─── SOURCE DATA

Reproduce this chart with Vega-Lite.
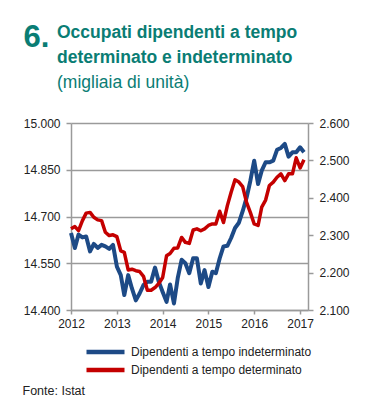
{
  "$schema": "https://vega.github.io/schema/vega-lite/v6.json",
  "autosize": "none",
  "width": 237,
  "height": 187,
  "padding": {"left": 71, "top": 123, "right": 63, "bottom": 90},
  "background": "white",
  "config": {
    "locale": {"number": {"decimal": ",", "thousands": ".", "grouping": [3], "currency": ["€", ""]}},
    "font": "Liberation Sans, Arial, sans-serif",
    "view": {"stroke": null},
    "axis": {"labelFont": "Liberation Sans, Arial, sans-serif", "labelFontSize": 12, "labelColor": "#222222", "domainColor": "#9a9a9a", "domainWidth": 1.5, "tickColor": "#9a9a9a", "tickWidth": 1.5, "tickSize": 5},
    "legend": {"labelFont": "Liberation Sans, Arial, sans-serif", "labelFontSize": 12, "labelColor": "#222222", "labelLimit": 300}
  },
  "title": {
    "text": ["Occupati dipendenti a tempo", "determinato e indeterminato"],
    "subtitle": "(migliaia di unità)",
    "anchor": "start",
    "frame": "group",
    "dx": -14,
    "dy": 92,
    "offset": 22,
    "font": "Liberation Sans, Arial, sans-serif",
    "fontSize": 17.5,
    "fontWeight": "bold",
    "color": "#0a7d74",
    "lineHeight": 25,
    "subtitleFont": "Liberation Sans, Arial, sans-serif",
    "subtitleFontSize": 17.5,
    "subtitleColor": "#0a7d74",
    "subtitlePadding": 7
  },
  "data": {"values": [
    {"d":"2012-01-01","ind":14647,"det":2317},{"d":"2012-02-01","ind":14599,"det":2323},{"d":"2012-03-01","ind":14642,"det":2312},{"d":"2012-04-01","ind":14633,"det":2339},{"d":"2012-05-01","ind":14636,"det":2359},{"d":"2012-06-01","ind":14588,"det":2361},{"d":"2012-07-01","ind":14612,"det":2348},{"d":"2012-08-01","ind":14599,"det":2341},{"d":"2012-09-01","ind":14609,"det":2339},{"d":"2012-10-01","ind":14604,"det":2308},{"d":"2012-11-01","ind":14596,"det":2299},{"d":"2012-12-01","ind":14609,"det":2301},
    {"d":"2013-01-01","ind":14539,"det":2296},{"d":"2013-02-01","ind":14512,"det":2258},{"d":"2013-03-01","ind":14448,"det":2254},{"d":"2013-04-01","ind":14512,"det":2207},{"d":"2013-05-01","ind":14469,"det":2209},{"d":"2013-06-01","ind":14431,"det":2205},{"d":"2013-07-01","ind":14453,"det":2203},{"d":"2013-08-01","ind":14480,"det":2190},{"d":"2013-09-01","ind":14491,"det":2153},{"d":"2013-10-01","ind":14491,"det":2153},{"d":"2013-11-01","ind":14536,"det":2160},{"d":"2013-12-01","ind":14491,"det":2171},
    {"d":"2014-01-01","ind":14458,"det":2187},{"d":"2014-02-01","ind":14426,"det":2245},{"d":"2014-03-01","ind":14482,"det":2251},{"d":"2014-04-01","ind":14421,"det":2265},{"d":"2014-05-01","ind":14502,"det":2266},{"d":"2014-06-01","ind":14561,"det":2294},{"d":"2014-07-01","ind":14550,"det":2281},{"d":"2014-08-01","ind":14518,"det":2278},{"d":"2014-09-01","ind":14566,"det":2314},{"d":"2014-10-01","ind":14566,"det":2317},{"d":"2014-11-01","ind":14485,"det":2312},{"d":"2014-12-01","ind":14528,"det":2317},
    {"d":"2015-01-01","ind":14474,"det":2326},{"d":"2015-02-01","ind":14523,"det":2330},{"d":"2015-03-01","ind":14518,"det":2330},{"d":"2015-04-01","ind":14566,"det":2364},{"d":"2015-05-01","ind":14604,"det":2334},{"d":"2015-06-01","ind":14606,"det":2379},{"d":"2015-07-01","ind":14631,"det":2415},{"d":"2015-08-01","ind":14663,"det":2448},{"d":"2015-09-01","ind":14680,"det":2442},{"d":"2015-10-01","ind":14717,"det":2430},{"d":"2015-11-01","ind":14760,"det":2388},{"d":"2015-12-01","ind":14814,"det":2361},
    {"d":"2016-01-01","ind":14879,"det":2330},{"d":"2016-02-01","ind":14804,"det":2326},{"d":"2016-03-01","ind":14847,"det":2375},{"d":"2016-04-01","ind":14874,"det":2394},{"d":"2016-05-01","ind":14874,"det":2433},{"d":"2016-06-01","ind":14879,"det":2442},{"d":"2016-07-01","ind":14914,"det":2455},{"d":"2016-08-01","ind":14920,"det":2464},{"d":"2016-09-01","ind":14933,"det":2446},{"d":"2016-10-01","ind":14892,"det":2464},{"d":"2016-11-01","ind":14906,"det":2464},{"d":"2016-12-01","ind":14906,"det":2507},
    {"d":"2017-01-01","ind":14922,"det":2480},{"d":"2017-02-01","ind":14906,"det":2502}
  ]},
  "encoding": {
    "x": {
      "field": "d", "type": "temporal",
      "scale": {"type": "utc", "domain": [{"year": 2012, "month": 1, "date": 1, "utc": true}, {"year": 2017, "month": 3, "date": 5, "utc": true}]},
      "axis": {
        "values": [{"year": 2012, "utc": true}, {"year": 2013, "utc": true}, {"year": 2014, "utc": true}, {"year": 2015, "utc": true}, {"year": 2016, "utc": true}, {"year": 2017, "utc": true}],
        "format": "%Y", "labelFlush": false, "labelPadding": 4, "grid": false, "tickSize": 4,
        "title": "Fonte: Istat", "titleFont": "Liberation Sans, Arial, sans-serif", "titleFontSize": 12.5, "titleFontWeight": "normal", "titleColor": "#222222",
        "titleAlign": "left", "titleAnchor": "start", "titleBaseline": "alphabetic", "titleX": -49, "titleY": 84
      }
    }
  },
  "layer": [
    {
      "mark": {"type": "line", "strokeWidth": 4, "strokeJoin": "round"},
      "encoding": {
        "y": {
          "field": "ind", "type": "quantitative",
          "scale": {"domain": [14400, 15000], "zero": false, "nice": false},
          "axis": {
            "values": [14400, 14550, 14700, 14850, 15000], "format": ",.0f", "grid": true, "gridColor": "#9a9a9a", "gridWidth": 1.5, "labelPadding": 6,
            "title": "6.", "titleAngle": 0, "titleFont": "Liberation Sans, Arial, sans-serif", "titleFontSize": 31, "titleFontWeight": "bold", "titleColor": "#0a7d74",
            "titleAlign": "left", "titleBaseline": "alphabetic", "titleX": -48, "titleY": -77
          }
        },
        "color": {"datum": "Dipendenti a tempo indeterminato", "type": "nominal"}
      }
    },
    {
      "mark": {"type": "line", "strokeWidth": 3.5, "strokeJoin": "round"},
      "encoding": {
        "y": {
          "field": "det", "type": "quantitative",
          "scale": {"domain": [2100, 2600], "zero": false, "nice": false},
          "axis": {"orient": "right", "values": [2100, 2200, 2300, 2400, 2500, 2600], "format": ",.0f", "grid": false, "title": null, "labelPadding": 6}
        },
        "color": {
          "datum": "Dipendenti a tempo determinato", "type": "nominal",
          "scale": {"domain": ["Dipendenti a tempo indeterminato", "Dipendenti a tempo determinato"], "range": ["#1d4a86", "#c40000"]},
          "legend": {
            "title": null, "orient": "none", "legendX": 13, "legendY": 222, "direction": "vertical",
            "symbolType": "stroke", "symbolSize": 1444, "symbolStrokeWidth": 4.5, "clipHeight": 14, "rowPadding": 4, "labelOffset": 4, "labelLimit": 300
          }
        }
      }
    }
  ],
  "resolve": {"scale": {"y": "independent"}}
}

──────

GIVEN PROBLEM: Every line above should be repeated exactly; pictures stay out of the copy.

SOLUTION TO THE PROBLEM:
Reproduce this chart with Vega-Lite.
{
  "$schema": "https://vega.github.io/schema/vega-lite/v6.json",
  "autosize": "none",
  "width": 237,
  "height": 187,
  "padding": {"left": 71, "top": 123, "right": 63, "bottom": 90},
  "background": "white",
  "config": {
    "locale": {"number": {"decimal": ",", "thousands": ".", "grouping": [3], "currency": ["€", ""]}},
    "font": "Liberation Sans, Arial, sans-serif",
    "view": {"stroke": null},
    "axis": {"labelFont": "Liberation Sans, Arial, sans-serif", "labelFontSize": 12, "labelColor": "#222222", "domainColor": "#9a9a9a", "domainWidth": 1.5, "tickColor": "#9a9a9a", "tickWidth": 1.5, "tickSize": 5},
    "legend": {"labelFont": "Liberation Sans, Arial, sans-serif", "labelFontSize": 12, "labelColor": "#222222", "labelLimit": 300}
  },
  "title": {
    "text": ["Occupati dipendenti a tempo", "determinato e indeterminato"],
    "subtitle": "(migliaia di unità)",
    "anchor": "start",
    "frame": "group",
    "dx": -14,
    "dy": 92,
    "offset": 22,
    "font": "Liberation Sans, Arial, sans-serif",
    "fontSize": 17.5,
    "fontWeight": "bold",
    "color": "#0a7d74",
    "lineHeight": 25,
    "subtitleFont": "Liberation Sans, Arial, sans-serif",
    "subtitleFontSize": 17.5,
    "subtitleColor": "#0a7d74",
    "subtitlePadding": 7
  },
  "data": {"values": [
    {"d":"2012-01-01","ind":14647,"det":2317},{"d":"2012-02-01","ind":14599,"det":2323},{"d":"2012-03-01","ind":14642,"det":2312},{"d":"2012-04-01","ind":14633,"det":2339},{"d":"2012-05-01","ind":14636,"det":2359},{"d":"2012-06-01","ind":14588,"det":2361},{"d":"2012-07-01","ind":14612,"det":2348},{"d":"2012-08-01","ind":14599,"det":2341},{"d":"2012-09-01","ind":14609,"det":2339},{"d":"2012-10-01","ind":14604,"det":2308},{"d":"2012-11-01","ind":14596,"det":2299},{"d":"2012-12-01","ind":14609,"det":2301},
    {"d":"2013-01-01","ind":14539,"det":2296},{"d":"2013-02-01","ind":14512,"det":2258},{"d":"2013-03-01","ind":14448,"det":2254},{"d":"2013-04-01","ind":14512,"det":2207},{"d":"2013-05-01","ind":14469,"det":2209},{"d":"2013-06-01","ind":14431,"det":2205},{"d":"2013-07-01","ind":14453,"det":2203},{"d":"2013-08-01","ind":14480,"det":2190},{"d":"2013-09-01","ind":14491,"det":2153},{"d":"2013-10-01","ind":14491,"det":2153},{"d":"2013-11-01","ind":14536,"det":2160},{"d":"2013-12-01","ind":14491,"det":2171},
    {"d":"2014-01-01","ind":14458,"det":2187},{"d":"2014-02-01","ind":14426,"det":2245},{"d":"2014-03-01","ind":14482,"det":2251},{"d":"2014-04-01","ind":14421,"det":2265},{"d":"2014-05-01","ind":14502,"det":2266},{"d":"2014-06-01","ind":14561,"det":2294},{"d":"2014-07-01","ind":14550,"det":2281},{"d":"2014-08-01","ind":14518,"det":2278},{"d":"2014-09-01","ind":14566,"det":2314},{"d":"2014-10-01","ind":14566,"det":2317},{"d":"2014-11-01","ind":14485,"det":2312},{"d":"2014-12-01","ind":14528,"det":2317},
    {"d":"2015-01-01","ind":14474,"det":2326},{"d":"2015-02-01","ind":14523,"det":2330},{"d":"2015-03-01","ind":14518,"det":2330},{"d":"2015-04-01","ind":14566,"det":2364},{"d":"2015-05-01","ind":14604,"det":2334},{"d":"2015-06-01","ind":14606,"det":2379},{"d":"2015-07-01","ind":14631,"det":2415},{"d":"2015-08-01","ind":14663,"det":2448},{"d":"2015-09-01","ind":14680,"det":2442},{"d":"2015-10-01","ind":14717,"det":2430},{"d":"2015-11-01","ind":14760,"det":2388},{"d":"2015-12-01","ind":14814,"det":2361},
    {"d":"2016-01-01","ind":14879,"det":2330},{"d":"2016-02-01","ind":14804,"det":2326},{"d":"2016-03-01","ind":14847,"det":2375},{"d":"2016-04-01","ind":14874,"det":2394},{"d":"2016-05-01","ind":14874,"det":2433},{"d":"2016-06-01","ind":14879,"det":2442},{"d":"2016-07-01","ind":14914,"det":2455},{"d":"2016-08-01","ind":14920,"det":2464},{"d":"2016-09-01","ind":14933,"det":2446},{"d":"2016-10-01","ind":14892,"det":2464},{"d":"2016-11-01","ind":14906,"det":2464},{"d":"2016-12-01","ind":14906,"det":2507},
    {"d":"2017-01-01","ind":14922,"det":2480},{"d":"2017-02-01","ind":14906,"det":2502}
  ]},
  "encoding": {
    "x": {
      "field": "d", "type": "temporal",
      "scale": {"type": "utc", "domain": [{"year": 2012, "month": 1, "date": 1, "utc": true}, {"year": 2017, "month": 3, "date": 5, "utc": true}]},
      "axis": {
        "values": [{"year": 2012, "utc": true}, {"year": 2013, "utc": true}, {"year": 2014, "utc": true}, {"year": 2015, "utc": true}, {"year": 2016, "utc": true}, {"year": 2017, "utc": true}],
        "format": "%Y", "labelFlush": false, "labelPadding": 4, "grid": false, "tickSize": 4,
        "title": "Fonte: Istat", "titleFont": "Liberation Sans, Arial, sans-serif", "titleFontSize": 12.5, "titleFontWeight": "normal", "titleColor": "#222222",
        "titleAlign": "left", "titleAnchor": "start", "titleBaseline": "alphabetic", "titleX": -49, "titleY": 84
      }
    }
  },
  "layer": [
    {
      "mark": {"type": "line", "strokeWidth": 4, "strokeJoin": "round"},
      "encoding": {
        "y": {
          "field": "ind", "type": "quantitative",
          "scale": {"domain": [14400, 15000], "zero": false, "nice": false},
          "axis": {
            "values": [14400, 14550, 14700, 14850, 15000], "format": ",.0f", "grid": true, "gridColor": "#9a9a9a", "gridWidth": 1.5, "labelPadding": 6,
            "title": "6.", "titleAngle": 0, "titleFont": "Liberation Sans, Arial, sans-serif", "titleFontSize": 31, "titleFontWeight": "bold", "titleColor": "#0a7d74",
            "titleAlign": "left", "titleBaseline": "alphabetic", "titleX": -48, "titleY": -77
          }
        },
        "color": {"datum": "Dipendenti a tempo indeterminato", "type": "nominal"}
      }
    },
    {
      "mark": {"type": "line", "strokeWidth": 3.5, "strokeJoin": "round"},
      "encoding": {
        "y": {
          "field": "det", "type": "quantitative",
          "scale": {"domain": [2100, 2600], "zero": false, "nice": false},
          "axis": {"orient": "right", "values": [2100, 2200, 2300, 2400, 2500, 2600], "format": ",.0f", "grid": false, "title": null, "labelPadding": 6}
        },
        "color": {
          "datum": "Dipendenti a tempo determinato", "type": "nominal",
          "scale": {"domain": ["Dipendenti a tempo indeterminato", "Dipendenti a tempo determinato"], "range": ["#1d4a86", "#c40000"]},
          "legend": {
            "title": null, "orient": "none", "legendX": 13, "legendY": 222, "direction": "vertical",
            "symbolType": "stroke", "symbolSize": 1444, "symbolStrokeWidth": 4.5, "clipHeight": 14, "rowPadding": 4, "labelOffset": 4, "labelLimit": 300
          }
        }
      }
    }
  ],
  "resolve": {"scale": {"y": "independent"}}
}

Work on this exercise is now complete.